Audio fingerprint questions

Question

I am developing an application that requires audio fingerprints. I have been reading a lot of articles and PDFs, now i think i have gotten myself confused. Based on my present understanding, I have some questions

1. After decoding the audio to its raw format, resampling and extracting the mono channel. Do i convert the bytes to integers or floats?

2. What is convolution and why is it necessary to convolve the audio samples

3. What is a window and its length

4. FFT transforms a signal from time domain to frequency domain. Am i correct? If yes, does the frequency components of an audio determine the contents/sound/noise/volume?

5. What operation can be carried out on two audios of same content but different bitrate to normalize the bitrate and get the data that they share

6. What are low pass and high pass filters and how are the derived. What are their uses in relation to audio fingerprint operations

7. In the text Computer vision for music identification. After convolving the signals with a low pass filter and extracting every 8th sample. Then, a short term fourier transform with a window size of 2048 samples with successive windows offset by 64 samples. Also divide the power between 300Hz and 2000Hz in 33 logarithmically spaced bands.

   • Will these operations be applied to each of the samples retrieved after the convolution process? Can i get a simpler explanation?

8. 32 learned filters and thresholds are applied to get a 32-bit descriptor for every time step (11.6 ms) of signal. This series of signals are known as the signature.

   • what are these learned filters and thresholds?

Wow :), that's a lot of questions. I am sure a lot of beginners will find the answers helpful.

Thanks

Answer 1

1. There are rare situations when processing is done with integers (embedded systems with no floating point units), but usually, audio signal processing is done with floats.

2. (Handwaving) Convolution is the operation through which a filter is applied to a signal. If the authors of the paper you're looking at found that applying a specific filter to the data (for example to remove noise, any information not processed by the human auditory system, etc.) yielded good results, then you have to trust them on this!
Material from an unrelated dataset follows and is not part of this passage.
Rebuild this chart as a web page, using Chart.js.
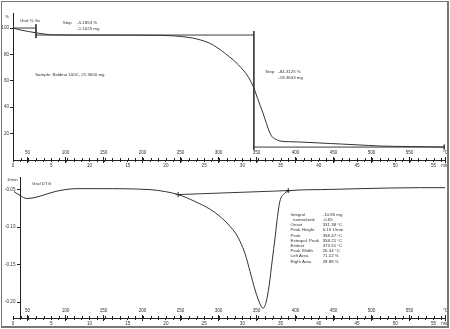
<!DOCTYPE html>
<html>
<head>
<meta charset="utf-8">
<script src="https://cdn.jsdelivr.net/npm/chart.js@4.4.1/dist/chart.umd.min.js"></script>
<style>
    html, body { margin: 0; padding: 0; background: #fff; }
    #quadro { position: relative; width: 450px; height: 329px; overflow: hidden; }
    #quadro canvas { position: absolute; left: 0; }
    #tga { top: 0; }
    #dtg { top: 172px; }
    #moldura {
        position: absolute; left: 1px; top: 1px; width: 445px; height: 324px;
        border: 1px solid #777; border-right-width: 2px; border-bottom-width: 2px;
        pointer-events: none;
    }
</style>
</head>
<body>
<div id="quadro">
    <canvas id="tga" width="450" height="172"></canvas>
    <canvas id="dtg" width="450" height="157"></canvas>
    <div id="moldura"></div>
</div>
<script>
// TGA: massa (%) x tempo (min)
const tempoTga = [0, 0.9, 2, 3.1, 4.3, 5.5, 8, 12, 16, 19, 20.5, 22, 23.5, 24.5, 25.7, 26.7, 27.8, 28.8, 29.5, 30.1,
    30.6, 31.0, 31.4, 31.7, 32.0, 32.3, 32.7, 33.0, 33.3, 33.6, 33.9, 34.3, 34.9, 36, 37.6, 41.5, 45, 48, 52, 56.3];
const massaTga = [100, 98.6, 97.4, 96.3, 95.3, 94.8, 94.7, 94.7, 94.6, 94.5, 94.2, 93.6, 92.4, 91.0, 88.6, 85.2, 80.5, 75.8, 72.0, 68.2,
    64.5, 60.6, 56.0, 51.5, 46.5, 41.7, 35.5, 30.3, 25.0, 20.5, 17.5, 15.9, 14.4, 13.9, 13.6, 12.5, 11.5, 10.6, 10.2, 9.8];

// DTG (1/min) x tempo (min)
const tempoDtg = [0.13, 0.92, 1.83, 2.88, 4.19, 5.5, 6.81, 8.38, 11.4, 17.9, 19.9, 21.6, 23.8, 25.8, 27.1, 28.4, 29.1, 29.7,
    30.4, 31.0, 31.7, 32.3, 32.7, 33.1, 33.5, 33.9, 34.3, 34.6, 34.9, 35.5, 36.3, 40.2, 45.4, 53.3, 56.5];
const valorDtg = [-0.0526, -0.0579, -0.0618, -0.0605, -0.0566, -0.0526, -0.0500, -0.0487, -0.0487, -0.0500, -0.0526, -0.0566,
    -0.0658, -0.0763, -0.0860, -0.0990, -0.1080, -0.1190, -0.1370, -0.1590, -0.1850, -0.2020, -0.2080, -0.2000, -0.1776,
    -0.1447, -0.1118, -0.0855, -0.0658, -0.0553, -0.0513, -0.0500, -0.0487, -0.0474, -0.0474];

// marcas de avaliação dos degraus (tempo, valor)
const degrauInicio = [[0, 100], [3.0, 100]];
const degrauMarca = [[3.0, 102.8], [3.0, 92.4]];
const degrauPatamar = [[3.0, 94.7], [31.5, 94.7]];
const degrauVertical = [[31.5, 97.7], [31.5, 7.6]];
const degrauResiduo = [[31.5, 9.8], [56.4, 9.8]];
const degrauFim = [[56.4, 11.6], [56.4, 8.0]];
const linhaBaseDtg = [[21.6, -0.0566], [36.0, -0.0513]];

// eixos
const tempoMax = 56.5;
const temperaturaInicial = 31.7; // °C em t = 0, 10 K/min
const rotulosTempo = [0, 5, 10, 15, 20, 25, 30, 35, 40, 45, 50, 55];
const rotulosTemperatura = [50, 100, 150, 200, 250, 300, 350, 400, 450, 500, 550];
const rotulosMassa = [20, 40, 60, 80, 100];
const rotulosDtg = [-0.20, -0.15, -0.10, -0.05];

// textos
const textosTga = [
    [-1.05, 108.3, '%'],
    [0.92, 105.3, 'Graf % Sx'],
    [6.5, 103.8, 'Step'], [8.4, 103.8, '-5.1853 %'], [8.4, 99.2, '-1.1025 mg'],
    [2.9, 64.4, 'Sample: Boldino 100C, 21.3000 mg'],
    [33.0, 66.7, 'Step'], [34.7, 66.7, '-84.3125 %'], [34.7, 62.1, '-18.3603 mg'],
];
const textosDtg = [
    [-0.8, -0.0368, '1/min'],
    [2.5, -0.0421, 'Graf DTG'],
];
const nomesResultado = ['Integral', '  normalized', 'Onset', 'Peak Height', 'Peak', 'Extrapol. Peak', 'Endset', 'Peak Width', 'Left Area', 'Right Area'];
const valoresResultado = ['-10.85 mg', '-0.65', '331.38 °C', '0.15 1/min', '358.47 °C', '358.21 °C', '373.51 °C', '26.34 °C', '71.12 %', '28.88 %'];

const fonte = 'Liberation Sans';
const corTexto = '#333';
const corLinha = '#3a3a3a';
const pontos = lista => lista.map(([x, y]) => ({ x, y }));

function linha(lista, extra = {}) {
    return { data: pontos(lista), borderColor: corLinha, borderWidth: 1, pointRadius: 0, ...extra };
}

function eixoTempo() {
    return {
        type: 'linear',
        min: 0,
        max: tempoMax,
        afterBuildTicks: escala => {
            const ticks = [];
            for (let m = 0; m <= 56; m++) ticks.push({ value: m });
            ticks.push({ value: tempoMax });
            escala.ticks = ticks;
        },
        afterFit: escala => { escala.height = escala.chart.height === 172 ? 12 : 11; },
        border: { color: '#222', width: 1 },
        grid: { drawOnChartArea: false, tickLength: 2, color: '#222' },
        ticks: {
            autoSkip: false, maxRotation: 0, padding: 1, color: corTexto,
            font: { family: fonte, size: 4.6 },
            callback: valor => valor === tempoMax ? 'min' : (rotulosTempo.includes(valor) ? String(valor) : ''),
        },
    };
}

function eixoTemperatura() {
    return {
        type: 'linear', axis: 'x', position: 'bottom', display: false,
        min: temperaturaInicial,
        max: temperaturaInicial + 10 * tempoMax,
    };
}

// rótulos de temperatura e marcas cruzando o eixo do tempo
const marcasEixo = {
    id: 'marcasEixo',
    afterDraw(chart) {
        const { ctx, chartArea, scales } = chart;
        const base = chartArea.bottom;
        ctx.save();
        ctx.strokeStyle = '#222';
        ctx.lineWidth = 1;
        scales.x.ticks.forEach(tick => {
            const px = Math.round(scales.x.getPixelForValue(tick.value)) + 0.5;
            ctx.beginPath();
            ctx.moveTo(px, base - 2);
            ctx.lineTo(px, base);
            ctx.stroke();
        });
        ctx.font = `4.6px "${fonte}"`;
        ctx.fillStyle = corTexto;
        ctx.textAlign = 'center';
        ctx.textBaseline = 'middle';
        [...rotulosTemperatura, scales.temp.max].forEach(valor => {
            const px = Math.round(scales.temp.getPixelForValue(valor)) + 0.5;
            ctx.beginPath();
            ctx.moveTo(px, base - 3);
            ctx.lineTo(px, base + 3);
            ctx.stroke();
            ctx.fillText(valor === scales.temp.max ? '°C' : String(valor), px, base - 7);
        });
        ctx.restore();
    },
};

function textos(id, lista, tabela) {
    return {
        id,
        afterDraw(chart) {
            const { ctx, scales } = chart;
            ctx.save();
            ctx.font = `4.4px "${fonte}"`;
            ctx.fillStyle = corTexto;
            ctx.textBaseline = 'middle';
            lista.forEach(([t, v, texto]) => {
                ctx.fillText(texto, scales.x.getPixelForValue(t), scales.y.getPixelForValue(v));
            });
            if (tabela) {
                const x1 = scales.x.getPixelForValue(tabela.t1);
                const x2 = scales.x.getPixelForValue(tabela.t2);
                const y0 = scales.y.getPixelForValue(tabela.v);
                tabela.nomes.forEach((nome, i) => {
                    ctx.fillText(nome, x1, y0 + i * 5.2);
                    ctx.fillText(tabela.valores[i], x2, y0 + i * 5.2);
                });
            }
            ctx.restore();
        },
    };
}

new Chart(document.getElementById('tga'), {
    type: 'line',
    data: {
        datasets: [
            linha(tempoTga.map((t, i) => [t, massaTga[i]]), { borderColor: '#333', cubicInterpolationMode: 'monotone' }),
            linha(degrauInicio),
            linha(degrauMarca),
            linha(degrauPatamar),
            linha(degrauVertical),
            linha(degrauResiduo),
            linha(degrauFim),
        ],
    },
    options: {
        responsive: false,
        animation: false,
        devicePixelRatio: 1,
        layout: { padding: { top: 13, right: 5, left: 0, bottom: 0 } },
        plugins: { legend: { display: false }, tooltip: { enabled: false } },
        scales: {
            x: eixoTempo(),
            temp: eixoTemperatura(),
            y: {
                type: 'linear',
                min: 0,
                max: 111.4,
                afterBuildTicks: escala => { escala.ticks = rotulosMassa.map(value => ({ value })); },
                afterFit: escala => { escala.width = 13; },
                border: { color: '#222', width: 1 },
                grid: { drawOnChartArea: false, tickLength: 3, color: '#222' },
                ticks: { padding: 1, color: corTexto, font: { family: fonte, size: 4.6 } },
            },
        },
    },
    plugins: [marcasEixo, textos('textosTga', textosTga)],
});

new Chart(document.getElementById('dtg'), {
    type: 'line',
    data: {
        datasets: [
            linha(tempoDtg.map((t, i) => [t, valorDtg[i]]), { borderColor: '#333', cubicInterpolationMode: 'monotone' }),
            linha(linhaBaseDtg, { pointRadius: 2.5, pointStyle: 'cross', pointBorderColor: '#222', pointBorderWidth: 1 }),
        ],
    },
    options: {
        responsive: false,
        animation: false,
        devicePixelRatio: 1,
        layout: { padding: { top: 4, right: 5, left: 13, bottom: 0 } },
        plugins: { legend: { display: false }, tooltip: { enabled: false } },
        scales: {
            x: eixoTempo(),
            temp: eixoTemperatura(),
            y: {
                type: 'linear',
                position: { x: 0.92 },
                min: -0.221,
                max: -0.0342,
                afterBuildTicks: escala => { escala.ticks = rotulosDtg.map(value => ({ value })); },
                border: { color: '#222', width: 1 },
                grid: { drawOnChartArea: false, tickLength: 3, color: '#222' },
                ticks: {
                    color: corTexto, font: { family: fonte, size: 4.6 },
                    callback: valor => valor.toFixed(2) + '\u2002\u2002',
                },
            },
        },
    },
    plugins: [marcasEixo, textos('textosDtg', textosDtg, {
        t1: 36.3, t2: 40.5, v: -0.0833, nomes: nomesResultado, valores: valoresResultado,
    })],
});
</script>
</body>
</html>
3. Since audio signals are not stationary, they are processed in short blocks, referred to as "windows" or "frames". The analysis/processing is thus done on short overlapping segments. For example you will process segment 0.00s:0.02s ; then segment 0.01s:0.03s ; then 0.02s:0.04s etc. In this example, the window size is 20ms and the overlap 50%. There is no "universal" window size for audio applications, look at what is used in the paper describing the technique you're implementing.

4. Not really, but going from the time domain to frequency domain is "one step closer" to what is ultimately happening in the human auditory system.

5. No operation could do that. If there was one, we would send all our files with the lowest quality and apply this magical operation to recover the highest quality. What this means is that the features used for fingerprinting must be robust enough to capture only the overall "shape" of the sound rather than focus on details - which would be lost by an increased amount of MP3 encoding.

6. Look at a signal processing textbook. These are very basic signal processing operations and can be used for many things inside or outside the context of a fingerprinting system - reducing sample rate, smoothing temporal sequences, emphasizing details, removing noise...

7. Let's say you have 800000 samples. You apply the convolution, you get 800000 samples out of it. Now you extract every 8th sample, you get 100000 samples. Then you apply your FFT on samples 0..2047 to get your 33 coefficients ; then on samples 64..2111 etc... so in the end you have a list of roughly 100000 / 64 = 1562 vectors of 33 coefficients.

8. (Handwaving). I am assuming you are referring to the Ke et al system (later refined in the works of Baluja et al), which is itself inspired by the Viola-Jones face detector. Once you have converted the signal into a sequence of vectors of 33 coefficients, you compute weighted sums of the coefficients in adjacent bins or along the time axis (a filter), and you compare the result to a threshold. This gives you a binary "feature". There are 32 such binary features, each of them computed with a different filter and a different threshold. They are "learned", because they were obtained the following ways: the authors built a database with millions of pairs of songs, some of them identical (but maybe at difference bitrate, volume, noise level etc.), some of them different. Using machine learning techniques (boosting on decision stumps), they evaluated which filters were the best at binning together identical content and separating unrelated content, and which threshold were being used for that. You can find the list of those filters/thresholds in the source code of an open-source implementation of lastfm's Ke-style audio fingerprinter.